Mas pelo que entendi, o autor consegue não só trilhar um enredo de e sobre detetives, mas também engloba mais assuntos na mesma trama, trazendo além do ponto de investigações e afins, amizade e até cumplicidade.
E há também um certo ponto de reflexão!
Com certeza se tiver oportunidade, quero sim, conferir!
Beijo
Oi, Mari
Não conheço a escrita do autor.
Mas gostei muito do enredo que mesmo envolvendo crimes, polícia, investigação, gângster, entre outros elementos o autor inseriu na trama uma grande amizade entre os personagens. Pelo título do livro acontece algo entre a amizade como uma perda.
Espero poder ler, beijos.
A cada resenha sua de Chandler fico com vontade de me bater, Mari.

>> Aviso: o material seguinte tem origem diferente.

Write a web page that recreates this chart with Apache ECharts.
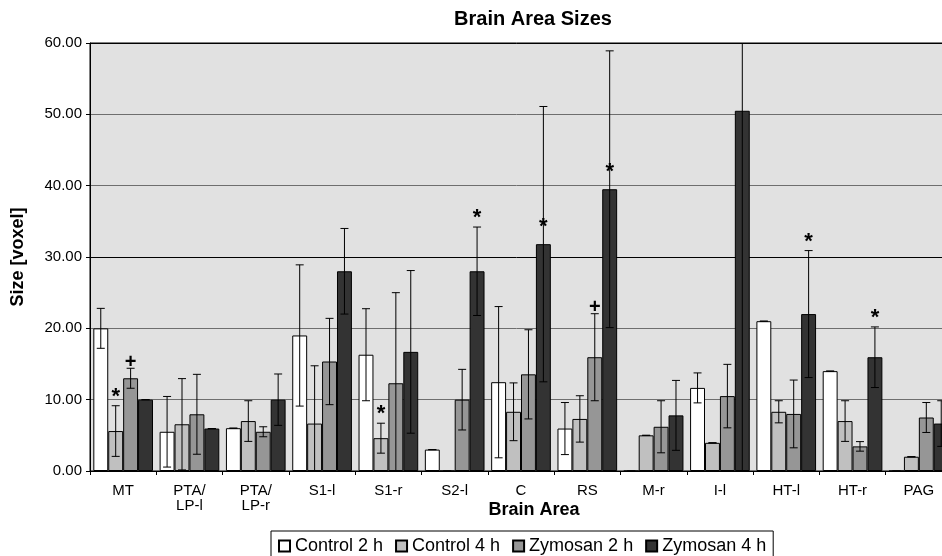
<!DOCTYPE html>
<html>
<head>
<meta charset="utf-8">
<title>Brain Area Sizes</title>
<script src="https://cdn.jsdelivr.net/npm/echarts@6/dist/echarts.min.js"></script>
<style>
  html, body { margin: 0; padding: 0; background: #fff; }
  #chart { width: 942px; height: 556px; }
</style>
</head>
<body>
<div id="chart"></div>
<script>
// Brain areas on the category axis
const categories = ['MT', 'PTA/\nLP-l', 'PTA/\nLP-r', 'S1-l', 'S1-r', 'S2-l', 'C', 'RS', 'M-r', 'I-l', 'HT-l', 'HT-r', 'PAG'];
const seriesNames = ['Control 2 h', 'Control 4 h', 'Zymosan 2 h', 'Zymosan 4 h'];
const yTicks = [0, 10, 20, 30, 40, 50, 60];

// Mean sizes [voxel] and their error half-widths per group
const control2h    = [20.0, 5.5, 6.0, 19.0, 16.3, 3.0, 12.45, 5.95, 0, 11.65, 21.0, 14.0, 0];
const control2hErr = [2.8, 4.95, 0, 9.9, 6.45, 0, 10.6, 3.65, 0, 2.1, 0, 0, 0];
const control4h    = [5.6, 6.55, 7.0, 6.65, 4.6, 0, 8.3, 7.3, 5.0, 3.95, 8.3, 7.0, 2.0];
const control4hErr = [3.55, 6.4, 2.85, 8.1, 2.1, 0, 4.05, 3.25, 0, 0, 1.55, 2.85, 0];
const zymosan2h    = [13.0, 7.95, 5.5, 15.35, 12.3, 10.0, 13.55, 15.95, 6.2, 10.5, 8.0, 3.45, 7.5];
const zymosan2hErr = [1.4, 5.6, 0.7, 6.05, 12.7, 4.25, 6.25, 6.1, 3.65, 4.45, 4.75, 0.67, 2.1];
const zymosan4h    = [10.0, 5.95, 10.0, 28.0, 16.7, 28.0, 31.8, 39.5, 7.8, 50.5, 22.0, 15.95, 6.65];
const zymosan4hErr = [0, 0, 3.6, 6.0, 11.4, 6.2, 19.3, 19.4, 4.9, 51, 8.9, 4.25, 3.2];

// Significance markers drawn above the bars
const control2hMarks = ['', '', '', '', '', '', '', '', '', '', '', '', ''];
const control4hMarks = ['*', '', '', '', '*', '', '', '', '', '', '', '', ''];
const zymosan2hMarks = ['+', '', '', '', '', '', '', '+', '', '', '', '', ''];
const zymosan4hMarks = ['', '', '', '', '', '*', '*', '*', '', '', '*', '*', ''];

const groups = [
  { name: seriesNames[0], values: control2h, errs: control2hErr, marks: control2hMarks, color: '#ffffff' },
  { name: seriesNames[1], values: control4h, errs: control4hErr, marks: control4hMarks, color: '#c0c0c0' },
  { name: seriesNames[2], values: zymosan2h, errs: zymosan2hErr, marks: zymosan2hMarks, color: '#969696' },
  { name: seriesNames[3], values: zymosan4h, errs: zymosan4hErr, marks: zymosan4hMarks, color: '#333333' }
];

const FONT = '"Liberation Sans", Arial, sans-serif';
const GAP_RATIO = 0.9; // share of the category band filled by the bars

const chart = echarts.init(document.getElementById('chart'), null, { renderer: 'canvas' });

const barSeries = groups.map(g => ({
  name: g.name,
  type: 'bar',
  data: g.values,
  barGap: '0%',
  barCategoryGap: '10%',
  itemStyle: { color: g.color, borderColor: '#000', borderWidth: 1 },
  z: 2
}));

// Error bars and marker glyphs, placed over the matching bar of each group
const errorSeries = groups.map((g, k) => ({
  name: g.name + ' error',
  type: 'custom',
  clip: true,
  z: 5,
  data: g.values.map((v, i) => [i, v, g.errs[i]]),
  encode: { x: 0, y: 1 },
  renderItem: function (params, api) {
    const i = api.value(0);
    const v = api.value(1);
    const e = api.value(2);
    const band = api.size([1, 0])[0];
    const bw = band * GAP_RATIO / groups.length;
    const cx = api.coord([i, 0])[0] + (k - (groups.length - 1) / 2) * bw;
    const yTop = api.coord([i, v + e])[1];
    const yBot = api.coord([i, Math.max(v - e, -5)])[1];
    const cap = 4;
    const style = { stroke: '#000', lineWidth: 1 };
    const children = [
      { type: 'line', shape: { x1: cx, y1: yTop, x2: cx, y2: yBot }, style: style },
      { type: 'line', shape: { x1: cx - cap, y1: yTop, x2: cx + cap, y2: yTop }, style: style },
      { type: 'line', shape: { x1: cx - cap, y1: yBot, x2: cx + cap, y2: yBot }, style: style }
    ];
    const mark = g.marks[params.dataIndex];
    if (mark) {
      // long whiskers: the marker sits just above the bar instead of the whisker
      const onBar = e > 10;
      const anchor = onBar ? api.coord([i, v])[1] : yTop;
      const isStar = mark === '*';
      const shift = onBar ? -6 : (isStar ? 2 : 4);
      children.push({
        type: 'text',
        style: {
          text: mark,
          x: cx,
          y: anchor + shift,
          font: 'bold ' + (isStar ? 22 : 20) + 'px ' + FONT,
          fill: '#000',
          textAlign: 'center',
          textVerticalAlign: 'bottom'
        }
      });
    }
    return { type: 'group', children: children };
  }
}));

chart.setOption({
  animation: false,
  textStyle: { fontFamily: FONT, color: '#000' },
  title: {
    text: 'Brain Area Sizes',
    left: 533,
    top: 9,
    padding: 0,
    textAlign: 'center',
    textStyle: { fontFamily: FONT, fontSize: 20, fontWeight: 'bold', color: '#000' }
  },
  legend: {
    data: seriesNames,
    left: 271,
    top: 531,
    padding: [6, 7, 6, 7],
    borderColor: '#000',
    borderWidth: 1,
    icon: 'rect',
    itemWidth: 11,
    itemHeight: 11,
    itemGap: 12,
    textStyle: { fontFamily: FONT, fontSize: 18, color: '#000' }
  },
  grid: {
    left: 90,
    top: 43,
    width: 862,
    height: 428,
    show: true,
    backgroundColor: '#e1e1e1',
    borderColor: '#000',
    borderWidth: 1,
    containLabel: false,
    outerBoundsMode: 'none'
  },
  xAxis: {
    type: 'category',
    data: categories,
    name: 'Brain Area',
    nameLocation: 'middle',
    nameGap: 30,
    nameMoveOverlap: false,
    nameTextStyle: { fontFamily: FONT, fontSize: 18, fontWeight: 'bold', color: '#000', padding: [0, 0, 0, 26] },
    axisLine: { lineStyle: { color: '#000', width: 1 } },
    axisTick: { show: true, length: 4, lineStyle: { color: '#000' } },
    axisLabel: { interval: 0, fontSize: 15, lineHeight: 15, margin: 12, color: '#000', fontFamily: FONT },
    splitLine: { show: false }
  },
  yAxis: {
    type: 'value',
    min: yTicks[0],
    max: yTicks[yTicks.length - 1],
    interval: 10,
    name: 'Size [voxel]',
    nameLocation: 'middle',
    nameGap: 63,
    nameMoveOverlap: false,
    nameTextStyle: { fontFamily: FONT, fontSize: 18, fontWeight: 'bold', color: '#000' },
    axisLine: { show: true, lineStyle: { color: '#000', width: 1 } },
    axisTick: { show: true, length: 4, lineStyle: { color: '#000' } },
    axisLabel: {
      fontSize: 15,
      margin: 8,
      color: '#000',
      fontFamily: FONT,
      formatter: v => v.toFixed(2)
    },
    splitLine: {
      show: true,
      lineStyle: {
        color: ['#000', '#6e6e6e', '#6e6e6e', '#000', '#6e6e6e', '#6e6e6e', '#000'],
        width: 1
      }
    }
  },
  series: barSeries.concat(errorSeries)
});
</script>
</body>
</html>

Por que não li nada do autor ainda? Simplesmente não sei. E se você chegou a mudar de opinião sobre o livro é porque realmente tem muito a oferecer. Ótima resenha.
Beijos!
Mari!
Não tive oportunidade ainda de ler nenhum dos livros do autor e gostei porque como leio muitos livros com detetive, achei esse diferente e interessante pelo perfil psicológico da personagem que mesmo sendo um 'lobo solitário', busca a amizade das pessoas, mesmo que não tão confiáveis.
cheirinhos
Rudy
Não conhecia o livro, nem o autor.
Não leio muitos policiais, mas fiquei com vontade e curiosidade por esse.
Parece ter uma escrita e desenvolvimento bem original.
Anotado aqui!
bjs
Não conhecia o autor, mas livros que envolve investigações, crimes e o que mais gosto é o desenrolar da història. Por isso gostaria de ler esse livro que parece ser tão bom.